We present a systematic comparison of three independent machine learning (ML)-based searches for strong gravitational lenses applied to the Dark Energy Survey (Jacobs et al. 2019a,b; Rojas et al. 2022; Gonzalez et al. 2025). Each search employs a distinct ML architecture and training strategy, allowing us to evaluate their relative performance, completeness, and complementarity. Using a visually inspected sample of 1651 systems previously reported as lens candidates, we assess how each model scores these systems and quantify their agreement with expert classifications. The three models show progressive improvement in performance, with F1-scores of 0.31, 0.35, and 0.54 for Jacobs, Rojas, and Gonzalez, respectively. Their completeness for moderate- to high-confidence lens candidates follows a similar trend (31%, 52%, and 70%). When combined, the models recover 82% of all such systems, highlighting their strong complementarity. Additionally, we explore ensemble strategies: average, median, linear regression, decision trees, random forests, and an Independent Bayesian method. We find that all but averaging achieve higher maximum F1 scores than the best individual model, with some ensemble methods improving precision by up to a factor of six. These results demonstrate that combining multiple, diverse ML classifiers can substantially improve the completeness of lens samples while drastically reducing false positives, offering practical guidance for optimizing future ML-based strong lens searches in wide-field surveys.

Figures (13)

• Figure 1: Distribution of normalized ranks assigned by each search effort for all astronomical targets processed by the three ML models (Intersection sample). The histogram illustrates differences in score distributions.

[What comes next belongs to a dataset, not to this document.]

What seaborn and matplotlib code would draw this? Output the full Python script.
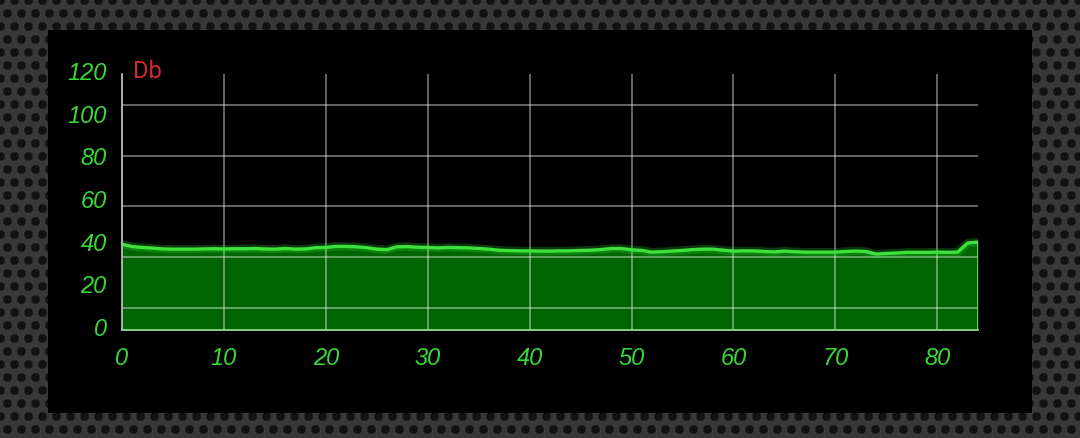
import numpy as np
import pandas as pd
import seaborn as sns
import matplotlib.pyplot as plt
import matplotlib.transforms as mtransforms
from matplotlib.patches import Rectangle
from matplotlib.ticker import FixedLocator

# sound level readings (dB), one per second
seconds = list(range(85))
db_level = [40.2, 39.1, 38.7, 38.4, 38.0, 37.9, 37.9, 37.9, 38.0, 38.1,
            38.0, 38.1, 38.1, 38.2, 38.0, 37.9, 38.2, 37.9, 38.0, 38.6,
            38.7, 39.2, 39.2, 39.0, 38.6, 37.9, 37.7, 39.0, 39.1, 38.8,
            38.7, 38.5, 38.7, 38.6, 38.5, 38.2, 37.9, 37.4, 37.2, 37.1,
            37.1, 37.0, 37.0, 37.1, 37.1, 37.3, 37.4, 37.7, 38.2, 38.2,
            37.6, 37.3, 36.5, 36.7, 37.0, 37.3, 37.7, 37.9, 37.9, 37.4,
            37.0, 37.1, 37.1, 36.8, 36.6, 37.0, 36.7, 36.5, 36.5, 36.5,
            36.5, 36.8, 37.0, 36.8, 35.6, 35.9, 36.1, 36.4, 36.4, 36.4,
            36.5, 36.4, 36.5, 40.8, 41.2]
y_ticks = [0, 20, 40, 60, 80, 100, 120]
x_ticks = [0, 10, 20, 30, 40, 50, 60, 70, 80]
grid_levels = [10.5, 34.4, 58.2, 81.6, 105.5]

df = pd.DataFrame({'sec': seconds, 'db': db_level})

W, H = 1080, 438
fig = plt.figure(figsize=(W / 100, H / 100), dpi=100)

# perforated metal backdrop
yy, xx = np.mgrid[0:H, 0:W].astype(float)
py, px = 13.0, 14.0
row = np.round(yy / py)
shift = (row % 2) * px / 2
cx = np.round((xx - shift) / px) * px + shift
d = np.hypot(xx - cx, yy - row * py)
tex = np.where(d < 3.8, 0.07, np.where(d < 5.0, 0.13, 0.22))
fig.figimage(np.dstack([tex, tex, tex]), xo=0, yo=0, origin='upper', zorder=0)

fig.add_artist(Rectangle((48 / W, (H - 413) / H), 984 / W, 383 / H,
                         transform=fig.transFigure, facecolor='black',
                         edgecolor='none', zorder=0.5))

sns.set_style('dark', {'axes.facecolor': 'black'})
ax = fig.add_axes([122 / W, (H - 330) / H, 856 / W, 256 / H])
ax.set_zorder(1)
ax.set_facecolor('black')

ax.fill_between(df.sec, 0, df.db, color='#006400', zorder=1, linewidth=0)
sns.lineplot(data=df, x='sec', y='db', ax=ax, color='#33dd33', linewidth=6,
             alpha=0.25, zorder=3)
sns.lineplot(data=df, x='sec', y='db', ax=ax, color='#3ee03e', linewidth=2.4,
             zorder=4)
ax.vlines(seconds[-1], 0, db_level[-1], color='#8fd88f', linewidth=1.2, zorder=4)

ax.set_xlim(0, 84)
ax.set_ylim(0, 120)
ax.set_xticks(x_ticks)
ax.set_yticks(y_ticks)
ax.yaxis.set_minor_locator(FixedLocator(grid_levels))
ax.grid(False)
ax.grid(True, axis='x', which='major', color='white', alpha=0.5, linewidth=1.1)
ax.grid(True, axis='y', which='minor', color='white', alpha=0.5, linewidth=1.1)
ax.set_axisbelow(False)
for gl in ax.get_xgridlines() + ax.yaxis.get_minorticklines():
    gl.set_zorder(2)

ax.tick_params(axis='both', which='both', length=0)
ax.tick_params(axis='y', pad=11)
ax.tick_params(axis='x', pad=12)
lift = mtransforms.ScaledTranslation(0, 3 / 100, fig.dpi_scale_trans)
for lab in ax.get_xticklabels() + ax.get_yticklabels():
    lab.set_family(['Liberation Sans', 'DejaVu Sans'])
    lab.set_fontsize(17)
    lab.set_style('italic')
    lab.set_color('#38d838')
for lab in ax.get_yticklabels():
    lab.set_transform(lab.get_transform() + lift)
ax.set_xlabel('')
ax.set_ylabel('')

for side in ['top', 'right']:
    ax.spines[side].set_visible(False)
ax.spines['left'].set_color('#b8b8b8')
ax.spines['left'].set_linewidth(1.3)
ax.spines['bottom'].set_color('#8fd88f')
ax.spines['bottom'].set_linewidth(1.3)
for sp in ax.spines.values():
    sp.set_zorder(5)

ax.text(0.013, 1.01, 'Db', transform=ax.transAxes, color='#d42a2a',
        fontsize=17, family=['Roboto', 'DejaVu Sans'], va='center', ha='left',
        clip_on=False)

fig.savefig('out.png', dpi=100, facecolor='#303030')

• Figure 2: 2D histograms comparing the ML normalized ranks from the three ML models for systems reported as strong lensing candidates in the SLED database. Each row corresponds to a different range of SLED score, which indicates the confidence level of the candidates (0 to 3). This visualization examines how ML models score candidates with varying confidence levels.
• Figure 3: Screenshot from the visual inspection project on Zooniverse. Strong lensing experts were shown each system in four distinct PNG settings designed to highlight different image features. Experts were asked to categorize each system into four classes: A-certain lens, B-probable lens, C-could be a lens and Z-not a lens.
• Figure 4: Histogram of the Expert Scores assigned to systems previously reported in the SLED database as strong lensing candidates. The scores were determined through visual inspection of images from the second DES data release. To reflect the discrete nature of the Expert Scores, each bar corresponds to a unique score value rather than to a continuous histogram bin.
• Figure 5: Random selection of eight systems from each category (A, B, C, Z). Within each row, systems are ordered from left to right by increasing Expert Score. This figure provides an intuitive visual sense of the typical characteristics within each category.